* DATA SHOWN *

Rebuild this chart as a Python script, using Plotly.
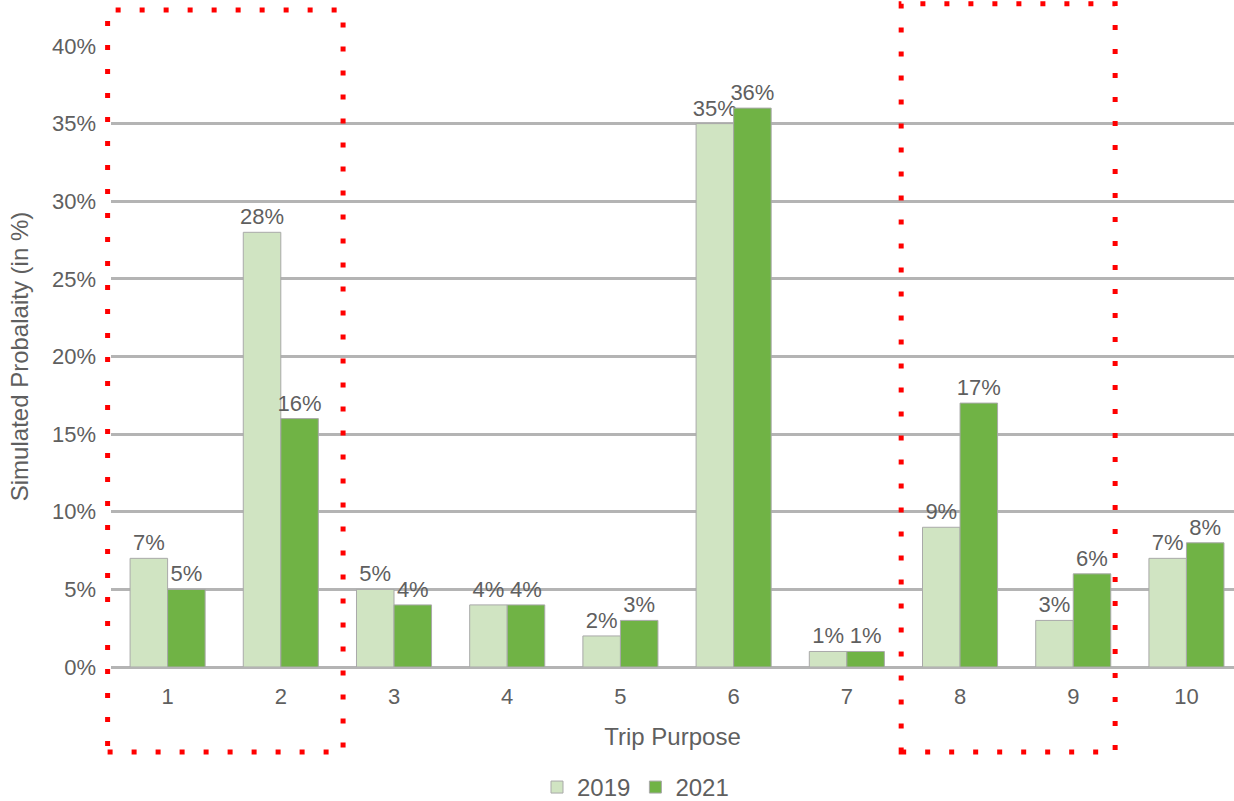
import plotly.graph_objects as go

# Trip purpose categories and simulated probabilities (%)
purposes = ["1", "2", "3", "4", "5", "6", "7", "8", "9", "10"]
prob_2019 = [7, 28, 5, 4, 2, 35, 1, 9, 3, 7]
prob_2021 = [5, 16, 4, 4, 3, 36, 1, 17, 6, 8]
y_ticks = [0, 5, 10, 15, 20, 25, 30, 35, 40]

# Highlighted purpose groups (x in category units, y in paper units)
highlight_boxes = [
    dict(x0=-0.53, x1=1.55, y0=-0.137, y1=1.058),
    dict(x0=6.48, x1=8.37, y0=-0.137, y1=1.068),
]

X_RANGE = [-0.5, 9.42]
GRAY = "#5f5f5f"
FONT = "Liberation Sans, Arial, sans-serif"
FS = 22
FS_TITLE = 24
xpos = list(range(len(purposes)))


def to_paper(xv):
    # category units -> paper fraction, so boxes may extend past the plot area
    return (xv - X_RANGE[0]) / (X_RANGE[1] - X_RANGE[0])


fig = go.Figure()
fig.add_trace(go.Bar(
    name="2019", x=xpos, y=prob_2019,
    marker=dict(color="#d0e4c2", line=dict(color="#a9a9a9", width=1)),
    text=[f"{v}%" for v in prob_2019], textposition="outside",
    constraintext="none",
    textfont=dict(size=FS, color=GRAY, family=FONT), cliponaxis=False,
))
fig.add_trace(go.Bar(
    name="2021", x=xpos, y=prob_2021,
    marker=dict(color="#70b345", line=dict(color="#a9a9a9", width=1)),
    text=[f"{v}%" for v in prob_2021], textposition="outside",
    constraintext="none",
    textfont=dict(size=FS, color=GRAY, family=FONT), cliponaxis=False,
))

for b in highlight_boxes:
    fig.add_shape(type="rect", xref="paper", yref="paper",
                  x0=to_paper(b["x0"]), x1=to_paper(b["x1"]),
                  y0=b["y0"], y1=b["y1"],
                  line=dict(color="#ff0000", width=5, dash="5px,19px"),
                  fillcolor="rgba(0,0,0,0)", layer="above")

fig.update_layout(
    width=1234, height=801,
    margin=dict(l=111, r=0, t=46, b=134),
    paper_bgcolor="white", plot_bgcolor="white",
    barmode="group", bargap=0.337, bargroupgap=0,
    font=dict(family=FONT, color=GRAY, size=FS),
    uniformtext=dict(mode=False),
    showlegend=True,
    legend=dict(orientation="h", xref="container", yref="container",
                x=0.515, y=0.045, xanchor="center", yanchor="top",
                font=dict(size=FS_TITLE, color=GRAY), itemwidth=30,
                traceorder="normal"),
    xaxis=dict(
        range=X_RANGE, tickmode="array", tickvals=xpos, ticktext=purposes,
        showgrid=False, zeroline=False, showline=False, ticks="",
        tickfont=dict(size=FS, color=GRAY), ticklabelstandoff=14,
        title=dict(text="Trip Purpose", font=dict(size=FS_TITLE, color=GRAY), standoff=20),
    ),
    yaxis=dict(
        range=[0, 40], tickmode="array", tickvals=y_ticks,
        ticktext=[f"{v}%" for v in y_ticks],
        showgrid=True, gridcolor="#b4b4b4", gridwidth=2.5,
        zeroline=True, zerolinecolor="#b4b4b4", zerolinewidth=2.5,
        showline=False, ticks="", tickfont=dict(size=FS, color=GRAY),
        ticklabelstandoff=14,
        title=dict(text="Simulated Probalaity (in %)", font=dict(size=FS_TITLE, color=GRAY), standoff=16),
    ),
)

fig.write_html("out.html")
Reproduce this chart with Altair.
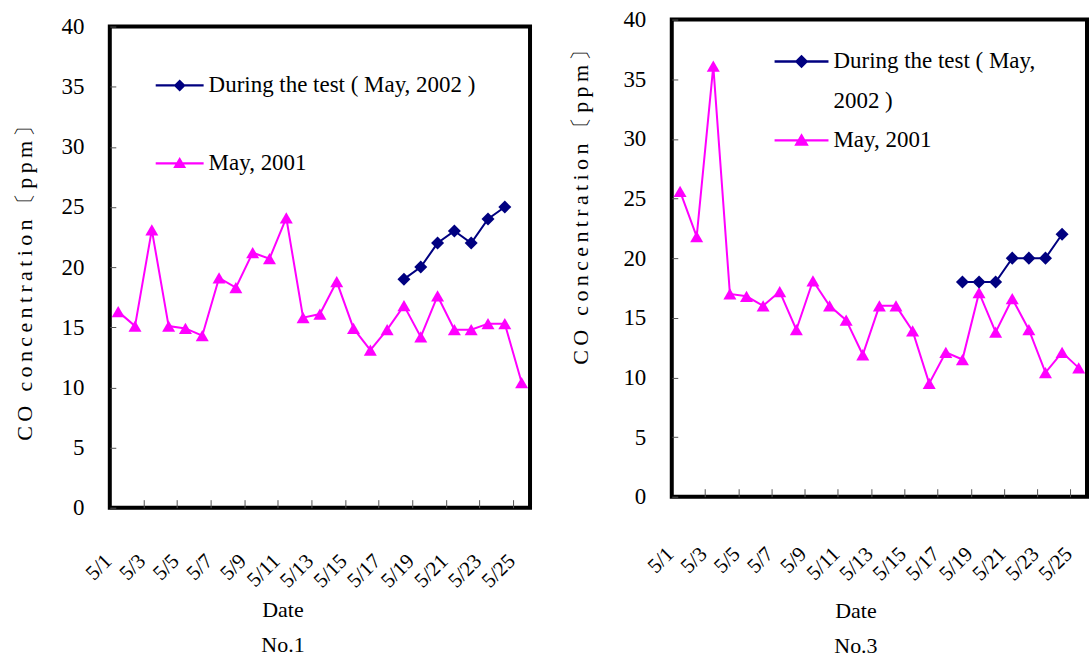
import json
import altair as alt
import pandas as pd

# ---------------- data ----------------
dates = ["5/1", "5/2", "5/3", "5/4", "5/5", "5/6", "5/7", "5/8", "5/9", "5/10",
         "5/11", "5/12", "5/13", "5/14", "5/15", "5/16", "5/17", "5/18", "5/19",
         "5/20", "5/21", "5/22", "5/23", "5/24", "5/25"]
days = [1, 2, 3, 4, 5, 6, 7, 8, 9, 10, 11, 12, 13, 14, 15, 16, 17, 18, 19, 20,
        21, 22, 23, 24, 25]
test_days = [18, 19, 20, 21, 22, 23, 24]

no1_may2001 = [16.3, 15.1, 23.1, 15.1, 14.9, 14.3, 19.1, 18.3, 21.2, 20.7, 24.1,
               15.8, 16.1, 18.8, 14.9, 13.1, 14.8, 16.8, 14.2, 17.6, 14.8, 14.8,
               15.3, 15.3, 10.4]
no1_test2002 = [19.0, 20.0, 22.0, 23.0, 22.0, 24.0, 25.0]

no3_may2001 = [25.6, 21.8, 36.1, 17.0, 16.8, 16.0, 17.2, 14.0, 18.1, 16.0, 14.8,
               11.9, 16.0, 16.0, 13.9, 9.5, 12.1, 11.5, 17.1, 13.8, 16.6, 14.0,
               10.4, 12.1, 10.8]
no3_test2002 = [18.0, 18.0, 18.0, 20.0, 20.0, 20.0, 22.0]

S_TEST = "During the test ( May, 2002 )"
S_2001 = "May, 2001"
series_names = [S_TEST, S_2001]
series_colors = ["#000080", "#FF00FF"]
series_shapes = ["diamond", "triangle-up"]
legend_paths = [
    "M-1,-0.045L1,-0.045L1,0.045L-1,0.045Z M0,-0.25L0.25,0L0,0.25L-0.25,0Z",
    "M-1,-0.045L1,-0.045L1,0.045L-1,0.045Z M0,-0.26L0.27,0.2L-0.27,0.2Z",
]
y_ticks = [0, 5, 10, 15, 20, 25, 30, 35, 40]

FONT = "Liberation Serif"
label_days = days[::2]
tick_days = [d + 0.5 for d in days[1:-1:2]]
axis_values = sorted(label_days + tick_days)
label_expr = "datum.value % 1 == 0 ? " + json.dumps(dates) + "[datum.value - 1] : ''"
y_title = "\u2009".join(list("CO concentration\u3014ppm\u3015"))


def panel(v2001, v2002, number, width, height, lab_pad, title_x, title_y,
          ytitle_pad, ytitle_y, lg_x, lg_y, lg_size, lg_rowpad, lg_label_expr=None):
    df01 = pd.DataFrame({"day": days, "value": v2001, "series": S_2001})
    df02 = pd.DataFrame({"day": test_days, "value": v2002, "series": S_TEST})
    data = pd.concat([df01, df02], ignore_index=True)

    xenc = alt.X(
        "day:Q",
        scale=alt.Scale(domain=[0.5, 25.5], nice=False, zero=False),
        axis=alt.Axis(
            values=axis_values, labelExpr=label_expr, labelAngle=-45,
            labelAlign="right", labelBaseline="middle", labelOverlap=False,
            labelFont=FONT, labelFontSize=21, labelColor="black",
            labelPadding=lab_pad, labelOffset=-10,
            tickSize=8, offset=-8, domain=False, grid=False, tickColor="#555",
            tickOpacity={"condition": {"test": "datum.value % 1 != 0", "value": 1}, "value": 0},
            title=["Date", number], titleFont=FONT, titleFontSize=22,
            titleFontWeight="normal", titleColor="black", titleLineHeight=35,
            titleX=title_x, titleY=title_y, titleBaseline="top", titleAlign="center",
        ),
    )
    yenc = alt.Y(
        "value:Q",
        scale=alt.Scale(domain=[0, 40], nice=False),
        axis=alt.Axis(
            values=y_ticks, labelFont=FONT, labelFontSize=23, labelColor="black",
            labelPadding=26, tickSize=6, offset=-6, domain=False, grid=False,
            tickColor="#555", title=y_title, titleFont=FONT, titleFontSize=22,
            titleFontWeight="normal", titleColor="black", titlePadding=ytitle_pad,
            titleY=ytitle_y,
        ),
    )
    color = alt.Color("series:N", scale=alt.Scale(domain=series_names, range=series_colors), legend=None)
    base = alt.Chart(data).encode(x=xenc, y=yenc, color=color)
    lines = base.mark_line(strokeWidth=2)
    points = base.mark_point(filled=True, size=170, opacity=1).encode(
        shape=alt.Shape("series:N", scale=alt.Scale(domain=series_names, range=series_shapes), legend=None)
    )
    lg_kwargs = dict(
        orient="none", legendX=lg_x, legendY=lg_y, title=None, padding=0,
        labelFont=FONT, labelFontSize=23, labelColor="black", labelLimit=500,
        labelOffset=5, symbolSize=lg_size, symbolStrokeWidth=0, rowPadding=lg_rowpad,
    )
    if lg_label_expr:
        lg_kwargs["labelExpr"] = lg_label_expr
    lg = alt.Legend(**lg_kwargs)
    legend_layer = alt.Chart(data).transform_filter("false").mark_point(
        filled=True, size=lg_size, opacity=1
    ).encode(
        x=xenc, y=yenc,
        fill=alt.Fill("series:N", scale=alt.Scale(domain=series_names, range=series_colors), legend=lg),
        shape=alt.Shape("series:N", scale=alt.Scale(domain=series_names, range=legend_paths), legend=lg),
    )
    return alt.layer(lines, points, legend_layer).resolve_scale(
        shape="independent", fill="independent"
    ).properties(width=width, height=height)


left = panel(no1_may2001, no1_test2002, "No.1", 421, 482, 50, 173, 100,
             24, 251, 46, 35, 2304, 42)
right_expr = ("datum.label == '" + S_TEST + "' ? ['During the test ( May,', '2002 )'] : datum.label")
right = panel(no3_may2001, no3_test2002, "No.3", 416, 478, 54, 184, 112,
              30, 182, 103, 15, 2916, -3, lg_label_expr=right_expr)

# empty spacer that pushes the No.1 panel a few pixels lower than No.3
spacer = alt.Chart(pd.DataFrame({"v": [0]})).transform_filter("false").mark_point().properties(
    width=421, height=1, view=alt.ViewBackground(stroke="transparent")
)
left_col = alt.vconcat(spacer, left, spacing=6, bounds="flush")

chart = alt.hconcat(left_col, right, spacing=36).properties(
    padding={"left": 12, "top": 6, "right": 0, "bottom": 0}
).configure(
    background="white",
    style={"guide-label": {"lineHeight": 40}},
).configure_view(stroke="black", strokeWidth=4)

chart.save("out.html", embed_options={"renderer": "svg", "actions": False})
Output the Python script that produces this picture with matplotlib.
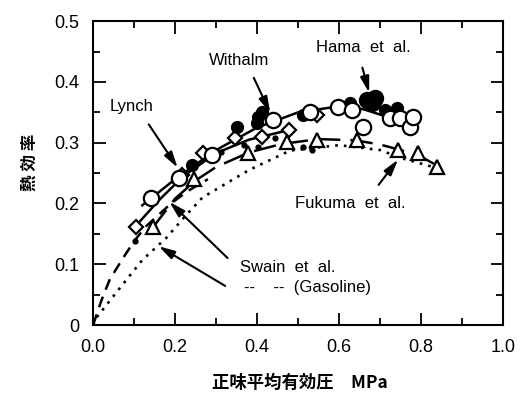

* DO THIS *
Return only the lines from the start of the data through the line that contains "xpos = list(range(len(purposes)))", please, copying them exactly and omitting all pictures.

* TASK OUTPUT *
Rebuild this chart as a Python script, using Plotly.
import plotly.graph_objects as go

# Trip purpose categories and simulated probabilities (%)
purposes = ["1", "2", "3", "4", "5", "6", "7", "8", "9", "10"]
prob_2019 = [7, 28, 5, 4, 2, 35, 1, 9, 3, 7]
prob_2021 = [5, 16, 4, 4, 3, 36, 1, 17, 6, 8]
y_ticks = [0, 5, 10, 15, 20, 25, 30, 35, 40]

# Highlighted purpose groups (x in category units, y in paper units)
highlight_boxes = [
    dict(x0=-0.53, x1=1.55, y0=-0.137, y1=1.058),
    dict(x0=6.48, x1=8.37, y0=-0.137, y1=1.068),
]

X_RANGE = [-0.5, 9.42]
GRAY = "#5f5f5f"
FONT = "Liberation Sans, Arial, sans-serif"
FS = 22
FS_TITLE = 24
xpos = list(range(len(purposes)))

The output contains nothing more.